- Task to carry out -
The entries below are to be written out again without alteration.

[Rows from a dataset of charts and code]
-- -- --
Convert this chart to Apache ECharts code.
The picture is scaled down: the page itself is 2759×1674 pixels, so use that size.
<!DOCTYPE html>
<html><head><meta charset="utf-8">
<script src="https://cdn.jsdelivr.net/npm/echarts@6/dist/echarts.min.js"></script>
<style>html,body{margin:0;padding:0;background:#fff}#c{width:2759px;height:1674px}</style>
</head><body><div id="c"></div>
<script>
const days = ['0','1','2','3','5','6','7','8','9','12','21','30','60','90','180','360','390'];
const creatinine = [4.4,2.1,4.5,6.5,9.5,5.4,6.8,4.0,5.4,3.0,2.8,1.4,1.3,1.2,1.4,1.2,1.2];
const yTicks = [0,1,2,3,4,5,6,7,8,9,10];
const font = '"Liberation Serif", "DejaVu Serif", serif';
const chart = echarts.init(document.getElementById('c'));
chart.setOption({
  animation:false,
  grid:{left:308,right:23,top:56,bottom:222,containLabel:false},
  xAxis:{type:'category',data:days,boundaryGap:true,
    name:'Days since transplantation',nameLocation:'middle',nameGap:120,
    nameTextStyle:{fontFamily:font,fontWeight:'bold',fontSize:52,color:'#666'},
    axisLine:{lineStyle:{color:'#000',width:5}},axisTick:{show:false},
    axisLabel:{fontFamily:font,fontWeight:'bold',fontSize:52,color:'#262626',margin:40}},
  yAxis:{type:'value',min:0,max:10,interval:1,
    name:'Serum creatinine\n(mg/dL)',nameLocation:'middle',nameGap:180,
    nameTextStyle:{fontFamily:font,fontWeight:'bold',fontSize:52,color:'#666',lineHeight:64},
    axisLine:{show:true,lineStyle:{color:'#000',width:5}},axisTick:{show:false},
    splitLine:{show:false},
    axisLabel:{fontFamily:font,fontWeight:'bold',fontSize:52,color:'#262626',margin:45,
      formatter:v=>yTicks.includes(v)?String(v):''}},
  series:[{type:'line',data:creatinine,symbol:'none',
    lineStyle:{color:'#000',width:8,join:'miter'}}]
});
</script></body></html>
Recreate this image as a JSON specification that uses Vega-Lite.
-- -- --
- Complete answer -
Convert this chart to Apache ECharts code.
The picture is scaled down: the page itself is 2759×1674 pixels, so use that size.
<!DOCTYPE html>
<html><head><meta charset="utf-8">
<script src="https://cdn.jsdelivr.net/npm/echarts@6/dist/echarts.min.js"></script>
<style>html,body{margin:0;padding:0;background:#fff}#c{width:2759px;height:1674px}</style>
</head><body><div id="c"></div>
<script>
const days = ['0','1','2','3','5','6','7','8','9','12','21','30','60','90','180','360','390'];
const creatinine = [4.4,2.1,4.5,6.5,9.5,5.4,6.8,4.0,5.4,3.0,2.8,1.4,1.3,1.2,1.4,1.2,1.2];
const yTicks = [0,1,2,3,4,5,6,7,8,9,10];
const font = '"Liberation Serif", "DejaVu Serif", serif';
const chart = echarts.init(document.getElementById('c'));
chart.setOption({
  animation:false,
  grid:{left:308,right:23,top:56,bottom:222,containLabel:false},
  xAxis:{type:'category',data:days,boundaryGap:true,
    name:'Days since transplantation',nameLocation:'middle',nameGap:120,
    nameTextStyle:{fontFamily:font,fontWeight:'bold',fontSize:52,color:'#666'},
    axisLine:{lineStyle:{color:'#000',width:5}},axisTick:{show:false},
    axisLabel:{fontFamily:font,fontWeight:'bold',fontSize:52,color:'#262626',margin:40}},
  yAxis:{type:'value',min:0,max:10,interval:1,
    name:'Serum creatinine\n(mg/dL)',nameLocation:'middle',nameGap:180,
    nameTextStyle:{fontFamily:font,fontWeight:'bold',fontSize:52,color:'#666',lineHeight:64},
    axisLine:{show:true,lineStyle:{color:'#000',width:5}},axisTick:{show:false},
    splitLine:{show:false},
    axisLabel:{fontFamily:font,fontWeight:'bold',fontSize:52,color:'#262626',margin:45,
      formatter:v=>yTicks.includes(v)?String(v):''}},
  series:[{type:'line',data:creatinine,symbol:'none',
    lineStyle:{color:'#000',width:8,join:'miter'}}]
});
</script></body></html>
Recreate this image as a JSON specification that uses Vega-Lite.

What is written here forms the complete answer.